◆ WHAT THE TASK ASKS
Write the data out again, character for character, with no images.

## start

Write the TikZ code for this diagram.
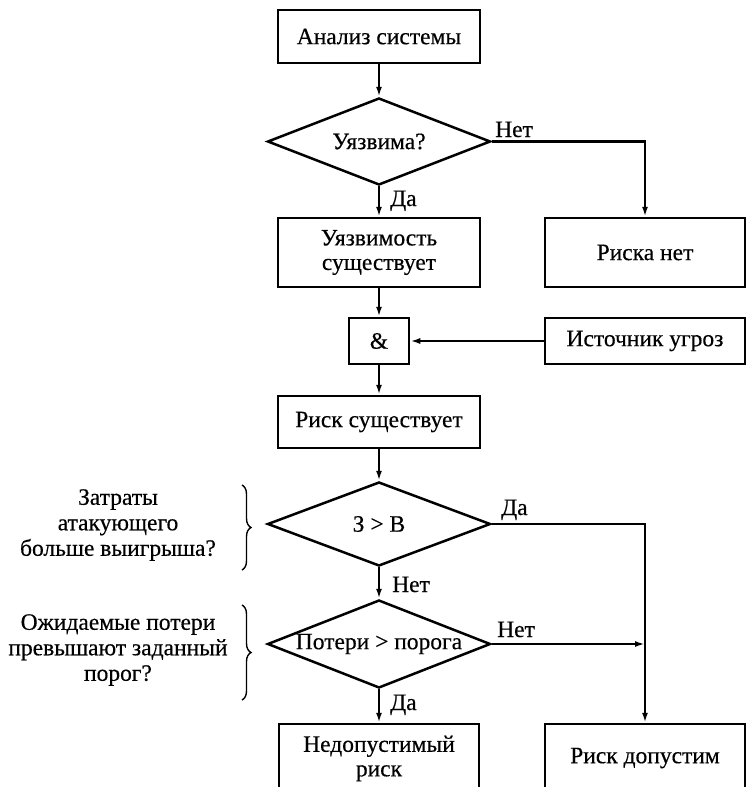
\documentclass[tikz,border=0pt]{standalone}
\usepackage{fontspec}
\setmainfont{Liberation Serif}[FakeBold=0.4]
\usetikzlibrary{arrows.meta,decorations.pathreplacing,shapes.geometric}
\newcommand\myfsz{\fontsize{23.5}{24.5}\selectfont}
\begin{document}
\begin{tikzpicture}[x=1pt,y=-1pt,
  every node/.style={font=\myfsz},
  box/.style={draw,line width=2.5pt,minimum width=202pt,inner sep=0pt,align=center},
  dia/.style={draw,shape=diamond,line width=2.5pt,minimum width=223pt,inner sep=0pt},
  conn/.style={line width=2.3pt,-{Latex[length=10pt,width=6pt]}},
  lbl/.style={inner sep=0pt,anchor=base west},
  side/.style={align=center,inner sep=0pt,font=\fontsize{23.5}{25.5}\selectfont},
  brc/.style={line width=1.4pt,decorate,decoration={brace,amplitude=9pt}}
]
\useasboundingbox (0,0) rectangle (747,787);
\clip (0,0) rectangle (747,787);

\node[box,minimum height=53pt] (A) at (379,36.5) {Анализ системы};
\node[dia,minimum height=87pt,label=center:{Уязвима?}] (D1) at (379,141.5) {};
\node[box,minimum height=69pt] (B) at (379,252.5) {Уязвимость\\существует};
\node[box,minimum width=200pt,minimum height=69pt] (N1) at (645,252.5) {Риска нет};
\node[box,minimum width=60pt,minimum height=46pt] (AND) at (379,341) {\&};
\node[box,minimum width=200pt,minimum height=46pt] (S) at (645,341) {Источник угроз};
\node[box,minimum height=52pt] (R) at (379,422) {Риск существует};
\node[dia,minimum height=84pt,label=center:{З > В}] (D2) at (379,524) {};
\node[dia,minimum height=88pt,label=center:{Потери > порога}] (D3) at (379,644) {};
\node[box,minimum width=200pt,minimum height=69pt] (U) at (379,758.5) {Недопустимый\\риск};
\node[box,minimum width=200pt,minimum height=69pt] (P) at (645,758.5) {\raisebox{6pt}{Риск допустим}};

\draw[conn] (A) -- (D1);
\draw[conn] (D1) -- (B);
\draw[conn] (D1.east) -| (N1.north);
\draw[conn] (B) -- (AND);
\draw[conn] (S) -- (AND);
\draw[conn] (AND) -- (R);
\draw[conn] (R) -- (D2);
\draw[conn] (D2) -- (D3);
\draw[conn] (D2.east) -| (P.north);
\draw[conn] (D3.east) -- (D3.east -| P.north);
\draw[conn] (D3) -- (U);

\node[lbl] (l1) at (495,137) {Нет};
\node[lbl] (l2) at (390,206) {Да};
\node[lbl] (l3) at (501,515) {Да};
\node[lbl] (l4) at (392,592) {Нет};
\node[lbl] (l5) at (497,637) {Нет};
\node[lbl] (l6) at (390,710) {Да};

\node[side] (t1) at (118,525) {Затраты\\атакующего\\больше выигрыша?};
\node[side] (t2) at (118,650) {Ожидаемые потери\\превышают заданный\\порог?};
\draw[brc] (242,485) -- (242,570);
\draw[brc] (242,605) -- (242,700);
\end{tikzpicture}
\end{document}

## end

◆ EXPECTED ANSWER
Write the TikZ code for this diagram.
\documentclass[tikz,border=0pt]{standalone}
\usepackage{fontspec}
\setmainfont{Liberation Serif}[FakeBold=0.4]
\usetikzlibrary{arrows.meta,decorations.pathreplacing,shapes.geometric}
\newcommand\myfsz{\fontsize{23.5}{24.5}\selectfont}
\begin{document}
\begin{tikzpicture}[x=1pt,y=-1pt,
  every node/.style={font=\myfsz},
  box/.style={draw,line width=2.5pt,minimum width=202pt,inner sep=0pt,align=center},
  dia/.style={draw,shape=diamond,line width=2.5pt,minimum width=223pt,inner sep=0pt},
  conn/.style={line width=2.3pt,-{Latex[length=10pt,width=6pt]}},
  lbl/.style={inner sep=0pt,anchor=base west},
  side/.style={align=center,inner sep=0pt,font=\fontsize{23.5}{25.5}\selectfont},
  brc/.style={line width=1.4pt,decorate,decoration={brace,amplitude=9pt}}
]
\useasboundingbox (0,0) rectangle (747,787);
\clip (0,0) rectangle (747,787);

\node[box,minimum height=53pt] (A) at (379,36.5) {Анализ системы};
\node[dia,minimum height=87pt,label=center:{Уязвима?}] (D1) at (379,141.5) {};
\node[box,minimum height=69pt] (B) at (379,252.5) {Уязвимость\\существует};
\node[box,minimum width=200pt,minimum height=69pt] (N1) at (645,252.5) {Риска нет};
\node[box,minimum width=60pt,minimum height=46pt] (AND) at (379,341) {\&};
\node[box,minimum width=200pt,minimum height=46pt] (S) at (645,341) {Источник угроз};
\node[box,minimum height=52pt] (R) at (379,422) {Риск существует};
\node[dia,minimum height=84pt,label=center:{З > В}] (D2) at (379,524) {};
\node[dia,minimum height=88pt,label=center:{Потери > порога}] (D3) at (379,644) {};
\node[box,minimum width=200pt,minimum height=69pt] (U) at (379,758.5) {Недопустимый\\риск};
\node[box,minimum width=200pt,minimum height=69pt] (P) at (645,758.5) {\raisebox{6pt}{Риск допустим}};

\draw[conn] (A) -- (D1);
\draw[conn] (D1) -- (B);
\draw[conn] (D1.east) -| (N1.north);
\draw[conn] (B) -- (AND);
\draw[conn] (S) -- (AND);
\draw[conn] (AND) -- (R);
\draw[conn] (R) -- (D2);
\draw[conn] (D2) -- (D3);
\draw[conn] (D2.east) -| (P.north);
\draw[conn] (D3.east) -- (D3.east -| P.north);
\draw[conn] (D3) -- (U);

\node[lbl] (l1) at (495,137) {Нет};
\node[lbl] (l2) at (390,206) {Да};
\node[lbl] (l3) at (501,515) {Да};
\node[lbl] (l4) at (392,592) {Нет};
\node[lbl] (l5) at (497,637) {Нет};
\node[lbl] (l6) at (390,710) {Да};

\node[side] (t1) at (118,525) {Затраты\\атакующего\\больше выигрыша?};
\node[side] (t2) at (118,650) {Ожидаемые потери\\превышают заданный\\порог?};
\draw[brc] (242,485) -- (242,570);
\draw[brc] (242,605) -- (242,700);
\end{tikzpicture}
\end{document}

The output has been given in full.